Lorne's problem is that he rarely has many lines in the best episodes. "Spin the Bottle" is the only episode among the top 30 in quality in which Lorne has at least 30 lines. He does not have as many as 40 lines in any episode in the top 45 in terms of quality.
Spike is one character who should have stayed in Sunnydale, if that were an option after burning up as that town turned into a sinkhole. On Buffy, he did much better without a soul than with one. Unfortunately, he had a soul in all but two of his appearances on Angel. Both of his two pre-fifth season appearances, before he received a soul and when he would simply be just another Buffy crossover character, were in top-25 episodes, even if his participation in "Darla" was minimal.

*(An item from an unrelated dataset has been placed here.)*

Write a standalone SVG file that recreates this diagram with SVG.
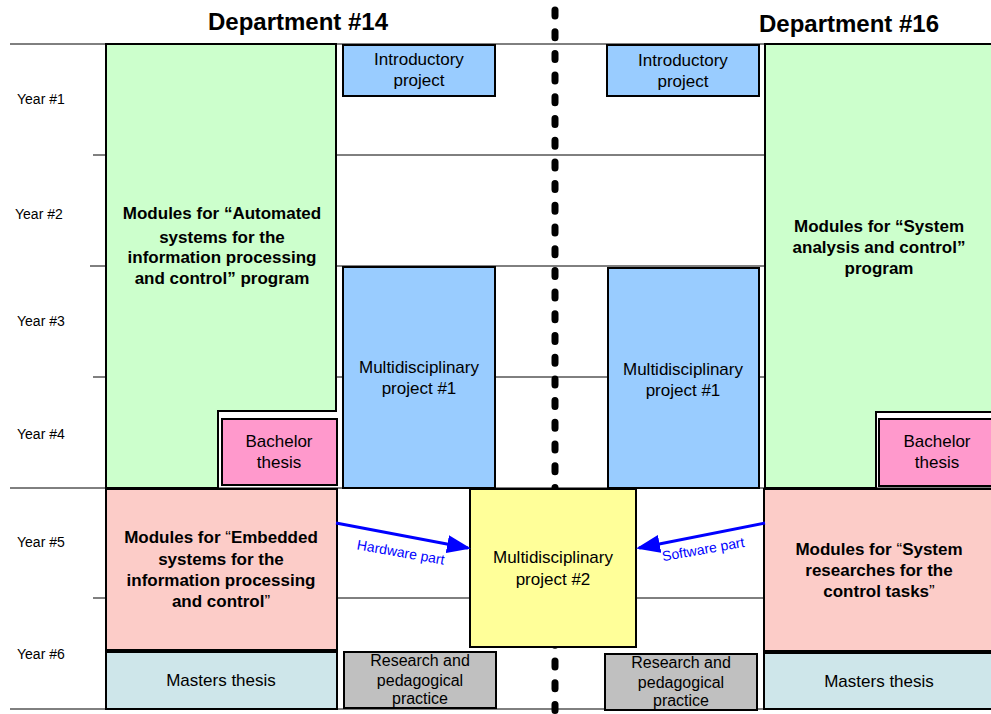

After becoming a regular, Spike suffers from below average participation in "Not Fade Away," "You're Welcome," and especially "Smile Time," all of which are among the top-six episodes.
Of the five episodes in which Kate has the most lines, none are among the top-40 episodes in terms of quality and three are in the bottom 30. Of the five episodes in which she has the fewest lines, four are in the top 40 and none are in the bottom 40.
The data above suggest that any Faith-centered series should spin off from Angel rather than from Buffy. One would have to stretch to find other candidates for a spin-off. Unfortunately, a Doyle spin-off would be impossible unless the character were recast. Despite the score above, the webmaster cannot picture an Eve-centered series. Perhaps Mutant Enemy should follow the rule that spin-offs should center on minor characters and pick a Buffy crossover character for a spin-off. "I Will Remember You" was the best episode with more than a token appearance by a crossover character, so a show could focus on the young, blonde woman from that episode. A series focused on her might become a classic.
Overall, 36.4% of the quality of an episode can be attributed to the number of lines that these characters have. Splitting Angel into ensouled and soulless characters does nothing to explain episode quality. Splitting Jasmine to Cordelia possessor and object of worship explains only 0.2% more of episode quality.